Marlborough Design Workshop Part 1

On the weekend of 15 & 16 March, I went to Blenheim for my guild's design workshop. This is the workshop for which I had to prepare some research material on a landscape theme, and after some to-ing and fro-ing, I decided on "the world as seen by a mildly depressed mind". (We were at the Marlborough Girl Scouts HQ; they must have had a whopper of a Halloween party, don't you think?)

The course was taught by Auckland weaver and design teacher Alison Frances.

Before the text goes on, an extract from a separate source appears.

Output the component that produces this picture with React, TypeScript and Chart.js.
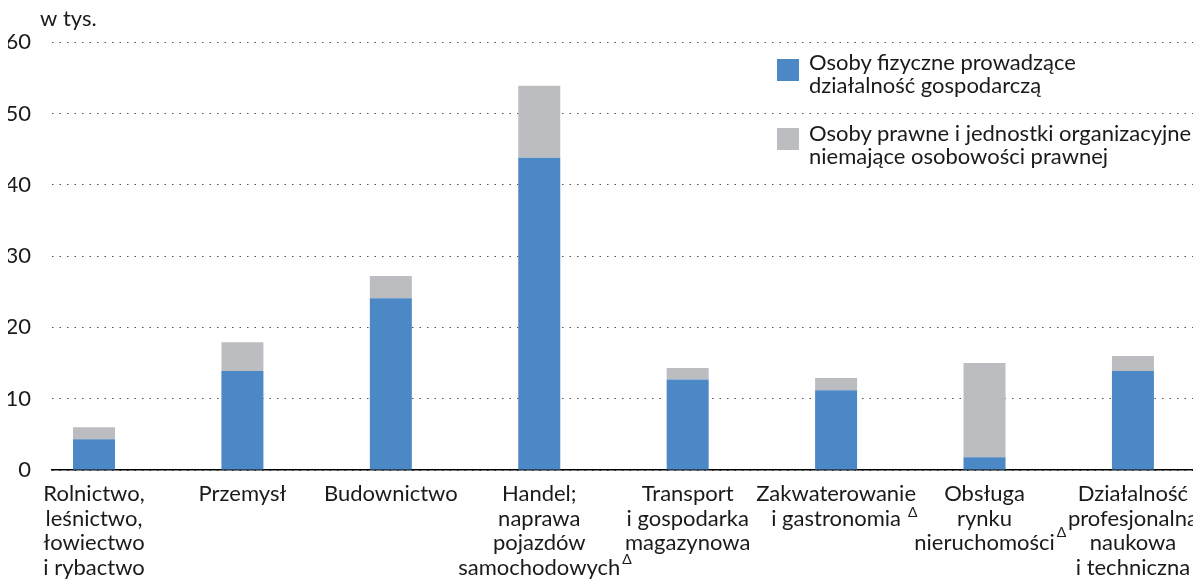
import React, { useEffect, useRef } from "react";
import { Chart, registerables } from "chart.js";

Chart.register(...registerables);

// ---- data ----
const categories: string[][] = [
  ["Rolnictwo,", "leśnictwo,", "łowiectwo", "i rybactwo"],
  ["Przemysł"],
  ["Budownictwo"],
  ["Handel;", "naprawa", "pojazdów", "samochodowych"],
  ["Transport", "i gospodarka", "magazynowa"],
  ["Zakwaterowanie", "i gastronomia"],
  ["Obsługa", "rynku", "nieruchomości"],
  ["Działalność", "profesjonalna", "naukowa", "i techniczna"],
];
// categories whose label carries a superscript footnote sign
const footnoteMarks = [
  { category: 3, line: 3, sign: "Δ" },
  { category: 5, line: 1, sign: "Δ" },
  { category: 6, line: 2, sign: "Δ" },
];
const physicalPersons = [4.3, 13.9, 24.1, 43.8, 12.7, 11.2, 1.8, 13.9];
const legalEntities = [1.7, 4.0, 3.1, 10.1, 1.6, 1.7, 13.2, 2.1];
const seriesNames: string[][] = [
  ["Osoby fizyczne prowadzące", "działalność gospodarczą"],
  ["Osoby prawne i jednostki organizacyjne", "niemające osobowości prawnej"],
];
const yTicks = [0, 10, 20, 30, 40, 50, 60];
const unitLabel = "w tys.";

// ---- styles ----
const BLUE = "#4c88c6";
const GRAY = "#bcbdc1";
const TEXT = "#1a1a1a";
const FONT_FAMILY = "Lato, 'Noto Sans', sans-serif";
const FONT_SIZE = 22;
const LINE_H = 24.5;
const X_TICK_PAD = 12;
const colors = [BLUE, GRAY];

const CANVAS_W = 1260;
const CANVAS_H = 600;
const Y_AXIS_W = 44;
const X_AXIS_H = 138;

const unitPlugin = {
  id: "unitLabel",
  afterDraw(chart: any) {
    const { ctx, chartArea } = chart;
    ctx.save();
    ctx.font = `${FONT_SIZE}px ${FONT_FAMILY}`;
    ctx.fillStyle = TEXT;
    ctx.textAlign = "left";
    ctx.textBaseline = "alphabetic";
    ctx.fillText(unitLabel, chartArea.left - 12, chartArea.top - 16);
    ctx.restore();
  },
};

const footnotePlugin = {
  id: "footnoteMarks",
  afterDraw(chart: any) {
    const { ctx } = chart;
    const xs = chart.scales.x;
    ctx.save();
    ctx.fillStyle = TEXT;
    ctx.textAlign = "left";
    ctx.textBaseline = "middle";
    for (const m of footnoteMarks) {
      const text = categories[m.category][m.line];
      ctx.font = `${FONT_SIZE}px ${FONT_FAMILY}`;
      const w = ctx.measureText(text).width;
      const cx = xs.getPixelForValue(m.category);
      const mid = xs.top + X_TICK_PAD + LINE_H / 2 + m.line * LINE_H;
      ctx.font = `14px ${FONT_FAMILY}`;
      const gap = m.category === 5 ? 7 : 2;
      const raise = m.category === 5 ? 6 : m.category === 6 ? 11 : 8;
      ctx.fillText(m.sign, cx + w / 2 + gap, mid - raise);
    }
    ctx.restore();
  },
};

export default function App() {
  const canvasRef = useRef<HTMLCanvasElement | null>(null);

  useEffect(() => {
    const canvas = canvasRef.current;
    if (!canvas) return;
    const prevMarginBottom = document.body.style.marginBottom;
    document.body.style.marginBottom = "0px";
    const font = { family: FONT_FAMILY, size: FONT_SIZE, lineHeight: LINE_H / FONT_SIZE };
    const chart = new Chart(canvas, {
      type: "bar",
      data: {
        datasets: [
          {
            label: seriesNames[0].join(" "),
            data: physicalPersons.map((v, i) => ({ x: i, y: v })),
            backgroundColor: colors[0],
            borderWidth: 0,
            barPercentage: 1,
            categoryPercentage: 0.283,
          },
          {
            label: seriesNames[1].join(" "),
            data: legalEntities.map((v, i) => ({ x: i, y: v })),
            backgroundColor: colors[1],
            borderWidth: 0,
            barPercentage: 1,
            categoryPercentage: 0.283,
          },
        ] as any,
      },
      options: {
        animation: false,
        responsive: false,
        devicePixelRatio: 1,
        layout: { padding: { top: 33, right: 0, bottom: 0, left: 0 } },
        plugins: {
          legend: { display: false },
          tooltip: { enabled: false },
          title: { display: false },
        },
        scales: {
          x: {
            type: "linear",
            stacked: true,
            offset: false,
            bounds: "data",
            min: -0.283,
            max: 7.91,
            grid: { display: false, drawTicks: false },
            border: { display: true, color: "#000", width: 1.5 },
            afterBuildTicks: (scale: any) => {
              scale.ticks = categories.map((_, i) => ({ value: i }));
            },
            afterFit: (scale: any) => {
              scale.paddingLeft = 0;
              scale.paddingRight = 0;
              scale.height = X_AXIS_H;
            },
            ticks: {
              autoSkip: false,
              maxRotation: 0,
              minRotation: 0,
              padding: X_TICK_PAD,
              color: TEXT,
              font,
              callback: (v: any) => categories[Math.round(Number(v))] ?? "",
            },
          },
          y: {
            stacked: true,
            min: 0,
            max: 60,
            afterBuildTicks: (scale: any) => {
              scale.ticks = yTicks.map((v) => ({ value: v }));
            },
            afterFit: (scale: any) => {
              scale.width = Y_AXIS_W;
            },
            grid: { color: "#555", lineWidth: 1, drawTicks: false },
            border: { display: false, dash: [1.5, 6] },
            ticks: {
              padding: 21,
              color: TEXT,
              font: { family: FONT_FAMILY, size: FONT_SIZE },
            },
          },
        },
      } as any,
      plugins: [unitPlugin, footnotePlugin],
    });
    return () => {
      chart.destroy();
      document.body.style.marginBottom = prevMarginBottom;
    };
  }, []);

  const legendTops = [51, 120];
  const textTops = [42, 113];

  return (
    <div
      style={{
        position: "relative",
        width: 1193,
        height: 573,
        overflow: "hidden",
      }}
    >
      <canvas
        ref={canvasRef}
        width={CANVAS_W}
        height={CANVAS_H}
        style={{ width: CANVAS_W, height: CANVAS_H, display: "block" }}
      />
      {seriesNames.map((lines, i) => (
        <React.Fragment key={i}>
          <div
            style={{
              position: "absolute",
              left: 769,
              top: legendTops[i],
              width: 22,
              height: 22,
              background: colors[i],
            }}
          />
          <div
            style={{
              position: "absolute",
              left: 801,
              top: textTops[i],
              fontFamily: FONT_FAMILY,
              fontSize: FONT_SIZE,
              lineHeight: "23px",
              color: TEXT,
              whiteSpace: "nowrap",
            }}
          >
            {lines.map((l, j) => (
              <div key={j}>{l}</div>
            ))}
          </div>
        </React.Fragment>
      ))}
    </div>
  );
}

Alison and I go back a few years in this battle of the wills. In May 2002, I signed up for the national guild's correspondence course on design; it had six modules and we were expected to start in May and finish in November/December. But because we had to draw (and I can't), and it appeared that nothing I did seemed to please Alison (for a different reason), it took me until July 2004 to complete, and neither of us were happy with my progress. In essence, I can't let go of certain control, and I have a predetermined goal I aim for, so I never experiment freely or tried to get off-track. And to a large extent, this is still how I design my scarves; I see what I want to make and work backwards. I understood her criticism as a concept, but I didn't know how else to do it.

Alison ran a similar weekend course in Blenheim in October 2005 where I enjoyed her teaching and personality, but in retrospect, even then I resisted doing what she was trying to make me do, and looking at the material I can see where I was going, or not going. The one thing I discovered was I learned a lot more by drawing and otherwise using my hands, instead of trying to produce pretty things to show the teacher by using technology. And using my hands was fun and very intimate.

Her methods are not complicated, but challenging if you like planning and control. In this March workshop, we had to select one visual resource from our own collections, and try to reproduce it in different media: crayons and watercolor, ink, oil pastel and turpentine, collage, pencils, whatever. We had to do ripped/torn collage as well as cut ones, and in the course of using these different media, we were to let the media take over and make us reproduce the idea of our subjects, but not necessarily reproduce the picture. These were supposed to be spontaneous and experimental, and we were encouraged to work quickly and make many.

On Day 2, we had to gather all the bits and pieces we made, and put them together using collage, painting over, drawing additional designs, cutting them and rearranging them, etc., in a little more considered, coherent way, based on our knowledge of our individual subjects. Because we had researched our own subjects beforehand, even within our spontaneity, some of the knowledge was supposed to seep through.

And we had a show-and-tell show at the end of the day, where we discussed how some of these material can be used as the basis of a textile project.